I picked up some PVC closures to dress up the bottles I give away. Is there some secret to smoothly shrinking these without wrinkles or do I need to purchase a special shrink wrap gun?


----------



## NorthernWinos (May 20, 2008)

This works for me....a pot of boiling water....slip capsule over the top of the bottle...invert bottle holding capsule tight to top of bottle with a spoon...dip into the boiling water....works for me.


----------



## grapeman (May 20, 2008)

There are a lot of tools to apply the shrinks from fancy heat guns, to cheap heat guns and pans of boiling water and my favorite- a tea kettle. All you neet is steam or boiling water and it will shrink rapidly. As I apply them with the steam from the kettle, I give it a quick twist and it shrinks quicky, usually without any wrinkes, but I do occasionally get a small one.


----------



## Joanie (May 20, 2008)

If you're really brave, you can hold the cap with your thumb as you slide the bottle into the boiling water. As soon as the cap hits the water, pull your thumb away. The first one is pretty scary but it works really well.


----------



## NorthernWinos (May 20, 2008)

I'm too slow to use the tea kettle, usually got wrinkles....maybe needed more practice....
Thumb in boiling water....would never work for me.


----------



## Wade E (May 20, 2008)

I forked out the money for this and it really makes things easy and fast without boiling any fingers.


----------



## ehlenrg (May 22, 2008)

Thanks everyone. Looks like I have a few techniques to try out next time I dress up a bottle to give away. Right now I'm concentrating on starting some new vines. St. Pepin and LaCrosse. Looks like I lost the Edelwiess in the -25 weather last winter. King of the North came through fine.


----------



## NorthernWinos (May 22, 2008)

ehlenrg said:


> Thanks everyone. Looks like I have a few techniques to try out next time I dress up a bottle to give away. Right now I'm concentrating on starting some new vines. St. Pepin and LaCrosse. Looks like I lost the Edelwiess in the -25 weather last winter. King of the North came through fine.



Don't give up on the Edelweiss ....it may come up from the base.

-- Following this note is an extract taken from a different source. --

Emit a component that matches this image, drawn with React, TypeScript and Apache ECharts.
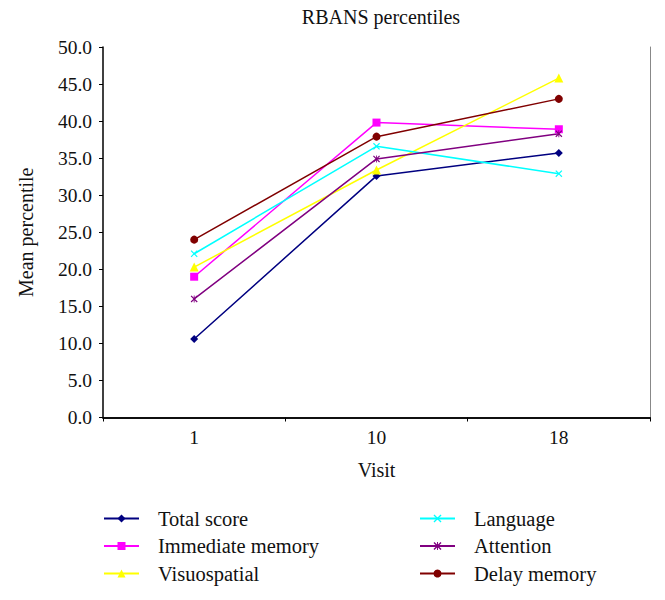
import React, { useEffect, useRef } from "react";
import * as echarts from "echarts";

const visits = ["1", "10", "18"];
const totalScore = [10.6, 32.6, 35.7];
const immediateMemory = [19.0, 39.8, 38.9];
const visuospatial = [20.3, 33.4, 45.8];
const language = [22.1, 36.6, 32.9];
const attention = [16.0, 34.9, 38.3];
const delayMemory = [24.0, 37.9, 43.0];

const FONT = "'Liberation Serif', 'Times New Roman', serif";

const X_PATH =
  "path://M0,1.2 L1.2,0 L5,3.8 L8.8,0 L10,1.2 L6.2,5 L10,8.8 L8.8,10 L5,6.2 L1.2,10 L0,8.8 L3.8,5 Z";
const STAR_PATH =
  "path://M0,1.2 L1.2,0 L4.4,3.2 L4.4,0 L5.6,0 L5.6,3.2 L8.8,0 L10,1.2 L6.2,5 L10,8.8 L8.8,10 L5.6,6.8 L5.6,10 L4.4,10 L4.4,6.8 L1.2,10 L0,8.8 L3.8,5 Z";

export default function App() {
  const ref = useRef<HTMLDivElement>(null);
  useEffect(() => {
    if (!ref.current) return;
    const chart = echarts.init(ref.current, null, { renderer: "svg" });
    const mk = (name: string, data: number[], color: string, symbol: string, size: number) => ({
      name,
      type: "line",
      data,
      symbol,
      symbolSize: size,
      showAllSymbol: true,
      lineStyle: { color, width: 1.5 },
      itemStyle: { color, borderColor: color, borderWidth: 0 },
      emphasis: { disabled: true },
    });
    const legendCommon = {
      orient: "vertical" as const,
      top: 508,
      padding: 0,
      itemWidth: 35,
      itemHeight: 10,
      itemGap: 6.5,
      textStyle: {
        fontFamily: FONT,
        fontSize: 20.5,
        color: "#111",
        lineHeight: 20,
        padding: [0, 0, 0, 14],
      },
    };
    chart.setOption({
      animation: false,
      backgroundColor: "#fff",
      title: {
        text: "RBANS percentiles",
        left: 376,
        textAlign: "center",
        top: 2,
        textStyle: { fontFamily: FONT, fontSize: 20, fontWeight: "normal", color: "#111" },
      },
      grid: { left: 103, right: 15, top: 47, bottom: 182.5 },
      legend: [
        {
          ...legendCommon,
          left: 103,
          data: ["Total score", "Immediate memory", "Visuospatial"],
        },
        {
          ...legendCommon,
          left: 419,
          data: ["Language", "Attention", "Delay memory"],
        },
      ],
      xAxis: [
        {
          type: "category",
          data: visits,
          boundaryGap: true,
          name: "Visit",
          nameLocation: "middle",
          nameGap: 42,
          nameTextStyle: { fontFamily: FONT, fontSize: 20, color: "#111" },
          axisLine: { lineStyle: { color: "#000", width: 1.5 } },
          axisTick: { show: true, length: 4, lineStyle: { color: "#000" } },
          axisLabel: { fontFamily: FONT, fontSize: 19.5, color: "#111", margin: 10 },
          splitLine: { show: false },
        },
        {
          type: "category",
          data: visits,
          position: "top",
          axisLine: { lineStyle: { color: "#000", width: 1.5 } },
          axisTick: { show: false },
          axisLabel: { show: false },
          splitLine: { show: false },
        },
      ],
      yAxis: [
        {
          type: "value",
          min: 0,
          max: 50,
          interval: 5,
          name: "Mean percentile",
          nameLocation: "middle",
          nameGap: 67,
          nameTextStyle: { fontFamily: FONT, fontSize: 20, color: "#111" },
          axisLine: { show: true, lineStyle: { color: "#000", width: 1.5 } },
          axisTick: { show: true, length: 4, lineStyle: { color: "#000" } },
          axisLabel: {
            fontFamily: FONT,
            fontSize: 19.5,
            color: "#111",
            margin: 11,
            formatter: (v: number) => v.toFixed(1),
          },
          splitLine: { show: false },
        },
        {
          type: "value",
          min: 0,
          max: 50,
          interval: 5,
          position: "right",
          axisLine: { show: true, lineStyle: { color: "#888", width: 1 } },
          axisTick: { show: false },
          axisLabel: { show: false },
          splitLine: { show: false },
        },
      ],
      series: [
        mk("Total score", totalScore, "#000080", "diamond", 8),
        mk("Immediate memory", immediateMemory, "#FF00FF", "rect", 8),
        mk("Visuospatial", visuospatial, "#FFFF00", "triangle", 9),
        mk("Language", language, "#00FFFF", X_PATH, 7),
        mk("Attention", attention, "#800080", STAR_PATH, 7),
        mk("Delay memory", delayMemory, "#800000", "circle", 8),
      ],
    });
    return () => chart.dispose();
  }, []);
  return (
    <div
      ref={ref}
      style={{ position: "absolute", left: 0, top: 0, width: 665, height: 600 }}
    />
  );
}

What other vines do you have growing????/....Sounds like you have some hardy ones......you must be in the North for such brutal temperatures.....good luck on your vines.


----------



## grapeman (May 23, 2008)

Like NW said, don't give up too soon on the Edelweiss. How old were they? If they were only one year old the cane could have gotten hit and it will likely grow back from the ground even quicker than last time. It is also possible that they just haven't come around yet. In cool springs, there can be a lot of variability in budbreak- some varieties coming around a couple weeks sooner than others. Edelweiss should be able to withstand those temperatures alright. If you have many winters that cold you might need varieties more cold hardy than St. Pepin and LaCrosse even.


----------



## ehlenrg (May 28, 2008)

Looks like the Edelweis made it. A couple of small buds coming through. I checked with a couple of guys at our local club (Prairie Home Vintner's) and they also said just give them time that for some reason their Edelweis were really slow this spring compared to the other vines as well.


----------



## whino-wino (May 28, 2008)

Northern Winos said:


> I'm too slow to use the tea kettle, usually got wrinkles....maybe needed more practice....
> Thumb in boiling water....would never work for me.




Just use a fork in one hand to hold the cap in place and hold the bottle in the other hand. Start at the top AT THE SEAM and go down the seam first. After the seam is done then start at the top again and twist. If you do the seam first there is no need to bequick about it. You can take your sweet time if you want to. Works every time for me, I can't remember the last time I had a wrinkle in the shrink cap (knock on wood).


----------